6. Support flexible channels to execute relief and COVID-19-response programme funding. Fund distribution is a time-sensitive process, and launching new products takes time that is not available in the current crisis. It is therefore imperative that regulators allow variations in the financial products offered, and allow banks to use existing systems to expedite the provision of new funds.
7. Prevent disruptions in global supply chains to enable effective crisis response in the short-term and enhance resilience in the medium-term. Measures including the following must be taken:
- Refrain from taking any protective measures (including tariffs and export restrictions) against WTO rules that interfere with the global trade of goods and services especially front-line medical and healthcare products and supplies, critical secondary supplies including fresh foods, nuclear spare parts, water purification products and services.
- Remove tariffs on protective supplies used in the fight against COVID-19, currently with an average tariff of 11.5% reported by the WTO.
- Ensure availability of food to vulnerable groups of society, which cannot access food or cannot afford it due to shutdowns preventing them from earning the needed daily wage to do so.
- Ensure opening and servicing of infrastructure, including ports, road, rail, cargo airports, critical for the movement of goods across regions and to lockdown areas, and ensuring that operators and their staff can speedily and safely do their work.
- Expedite release and clearance of goods at customs to avoid slowed down supply chains, and work to provide up to date information on measures in place to ensure safe but speedy customs processing.
- Provide support to countries with fewer resources and emergency planning capacity to facilitate better crisis management and avoid unnecessary shutdown of points along global supply chains.
- Ensure farmers around the world are able to sell and/or export their upcoming harvests without disruptions to avoid further financial losses and limit global food waste.
- Collaborate to formulate economic strategies on how to best produce, scale and distribute critical goods and services (e.g. protective gear, ventilators and vaccinations). Such plans must also address how less developed markets can be served with critical goods and supplies.
- Launch a dialogue post-crisis on how to make global supply chains more resilient against future pandemics. Such assessment must also focus on support and enablement measures for the logistics sector.
8. Enable continued global trade during the crisis via trade finance and needed investments.
- Reduce the capital treatment for MSME exposures for lending to a Risk Weight between 75 and 85 percent in line with the Basel 3 proposed regulations. This will ensure availability of trade finance to MSMEs, to support ongoing production in critical sectors and keep credit flowing.
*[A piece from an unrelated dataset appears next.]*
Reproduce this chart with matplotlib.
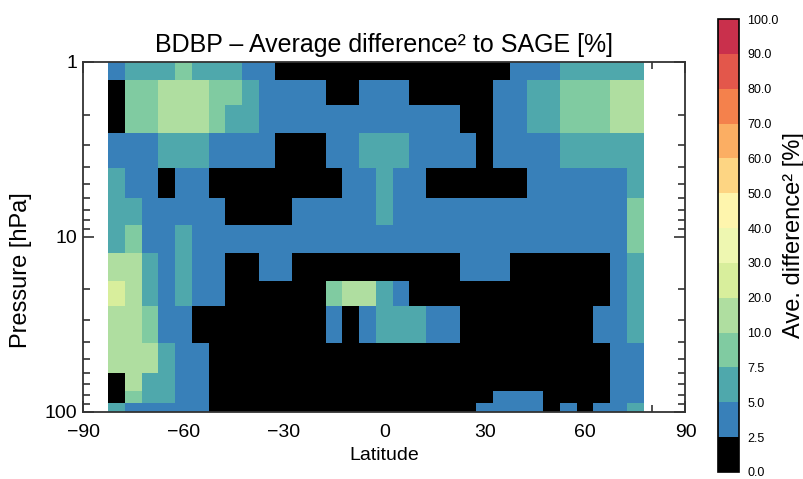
import numpy as np
import matplotlib
matplotlib.use("Agg")
import matplotlib.pyplot as plt
from matplotlib.colors import ListedColormap, BoundaryNorm
from matplotlib.ticker import FixedLocator, NullFormatter, LogLocator

plt.rcParams['font.family'] = ['Liberation Sans', 'DejaVu Sans']

# ---------------- data ----------------
# colour-bin boundaries of the average squared difference [%]
bounds = [0, 2.5, 5, 7.5, 10, 20, 30, 40, 50, 60, 70, 80, 90, 100]
bound_labels = ['0.0', '2.5', '5.0', '7.5', '10.0', '20.0', '30.0', '40.0',
                '50.0', '60.0', '70.0', '80.0', '90.0', '100.0']

# latitude cell edges (5 deg bins, -82.5 ... 77.5)
lat_edges = [-82.5, -77.5, -72.5, -67.5, -62.5, -57.5, -52.5, -47.5, -42.5,
             -37.5, -32.5, -27.5, -22.5, -17.5, -12.5, -7.5, -2.5, 2.5, 7.5,
             12.5, 17.5, 22.5, 27.5, 32.5, 37.5, 42.5, 47.5, 52.5, 57.5,
             62.5, 67.5, 72.5, 77.5]
# pressure cell edges [hPa], top to bottom
p_edges = [1.0, 1.27, 1.77, 2.55, 4.05, 6.0, 8.6, 12.4, 17.8, 24.8, 40.6,
           60.3, 76.0, 89.0, 100.0]

# value read for each class letter (K<2.5, B 2.5-5, T 5-7.5, G 7.5-10, L 10-20, Y 20-30)
class_values = {'K': 1.2, 'B': 3.8, 'T': 6.2, 'G': 8.8, 'L': 14.0, 'Y': 24.0}

# one string per pressure row (top -> bottom), one letter per latitude bin
diff_rows = [
    "BTTTGTTTBBKKKKKKKKKKKKKKBBBTTTTT",
    "KGGLLLGGTBBBBKKBBBKKKKKBBTTGGGLL",
    "KGGLLLGTTBBBBBBBBBBBBKKBBTTGGGLL",
    "BBBTTTBBBBKKKBBTTTBBBBKBBBBTTTTT",
    "TBBKBBKKKKKKKKBBTBBKKKKKKBBBBBBT",
    "TTBBBBBKKKKBBBBBTBBBBBBBBBBBBBBG",
    "TGBBTBBBBBBBBBBBBBBBBBBBBBBBBBBG",
    "LLTBTBBKKBBKKKKKKKKKKBBBKKKKKKBT",
    "YLTBTBBKKKKKKGLLTBKKKKKKKKKKKKBT",
    "LLGBBKKKKKKKKBKBTTTBBKKKKKKKKBBT",
    "LLLTBBKKKKKKKKKKKKKKKKKKKKKKKKBB",
    "KLTTBBKKKKKKKKKKKKKKKKKKKKKKKKBB",
    "KGTTBBKKKKKKKKKKKKKKKKKBBBKKKKBB",
    "TBBBBBKKKKKKKKKKKKKKKKBBBBKBKBBT",
]

values = np.array([[class_values[c] for c in row] for row in diff_rows])

# ---------------- style ----------------
colors = ['#000000', '#3880b9', '#4fa8ac', '#80cba1', '#afdea0', '#d8ee9c',
          '#eef7b1', '#fef5ad', '#fdd583', '#fbae63', '#f4814c', '#e3574b',
          '#c9304c']
cmap = ListedColormap(colors)
norm = BoundaryNorm(bounds, cmap.N)

W, H = 804, 479
fig = plt.figure(figsize=(W / 100, H / 100), dpi=100)
ax = fig.add_axes([83 / W, 1 - 411.5 / H, (685.5 - 83) / W, (411.5 - 62) / H])
cax = fig.add_axes([718 / W, 1 - 472 / H, 21 / W, 453 / H])

mesh = ax.pcolormesh(lat_edges, p_edges, values, cmap=cmap, norm=norm,
                     shading='flat', zorder=1, edgecolors='none',
                     antialiased=False)
ax.set_axisbelow(True)
for sp in ax.spines.values():
    sp.set_zorder(3)
    sp.set_linewidth(1.3)
    sp.set_color('#333333')

ax.set_yscale('log')
ax.set_xlim(-90, 90)
ax.set_ylim(100, 1)
ax.set_xticks([-90, -60, -30, 0, 30, 60, 90])
ax.set_xticklabels(['\u221290', '\u221260', '\u221230', '0', '30', '60', '90'])
ax.xaxis.set_minor_locator(FixedLocator(np.arange(-80, 90, 10)))
ax.set_yticks([1, 10, 100])
ax.set_yticklabels(['1', '10', '100'])
ax.yaxis.set_minor_locator(LogLocator(base=10, subs=np.arange(2, 10)))
ax.yaxis.set_minor_formatter(NullFormatter())
ax.tick_params(which='both', direction='in', top=True, right=True,
               color='#333333', labelsize=14)
ax.tick_params(which='major', length=8, width=1.2)
ax.tick_params(which='minor', length=5, width=1.2)
ax.tick_params(axis='x', which='major', pad=9)
ax.tick_params(axis='y', which='major', pad=4)

ax.set_xlabel('Latitude', fontsize=14, labelpad=4)
ax.set_ylabel('Pressure [hPa]', fontsize=17)
ax.yaxis.set_label_coords((32 - 83) / 602.5, (411.5 - 270) / 349.5)
ax.set_title('BDBP \u2013 Average difference\u00b2 to SAGE [%]', fontsize=18,
             pad=7)

cb = fig.colorbar(mesh, cax=cax, boundaries=bounds, ticks=bounds,
                  spacing='uniform')
cb.ax.set_yticklabels(bound_labels)
cb.ax.tick_params(length=0, labelsize=9, pad=6)
cb.outline.set_linewidth(1.2)
fig.text(794 / W, 1 - 235 / H, 'Ave. difference\u00b2 [%]', rotation=90,
         ha='center', va='center', fontsize=17)

fig.savefig('out.png', dpi=100)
- Ensure continuity of existing export credit lines agreements and provide increased ECA backed guarantees to exporters and corporates covering shortterm trade exposures in case importers and buyers renege on terms of trade.
- Allow temporary trade investments with lower or no guarantees to companies providing essentials (medical supplies and food). This implies relaxing existing trade finance rules to facilitate contribution to the global supply chain.
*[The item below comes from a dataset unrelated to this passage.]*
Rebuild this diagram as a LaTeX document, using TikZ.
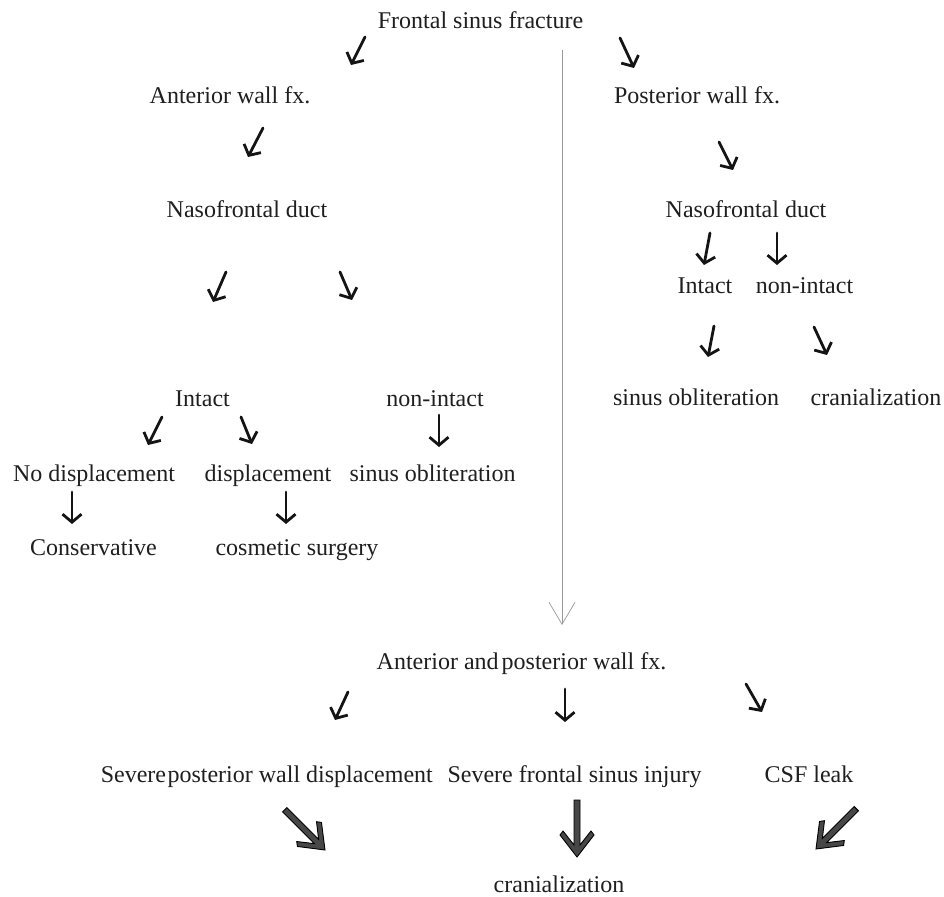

We urge the G20 to develop an action plan to tackle the unfolding economic crisis keeping an eye on unintended consequences. We call for a high-level working group, including the WTO, WHO and the World Bank, to identify measures and share best practices for a stronger health care and trade system which is well-prepared to tackle future pandemics in a highly interdependent world. This must include data sharing and analysis, fast-response and continuity plans, crisis simulations, international emergency relief and post-disaster analysis. COVID-19 pandemic must be seized as an opportunity to join forces, to embrace innovation, and to prepare for a healthier, prosperous and more resilient future.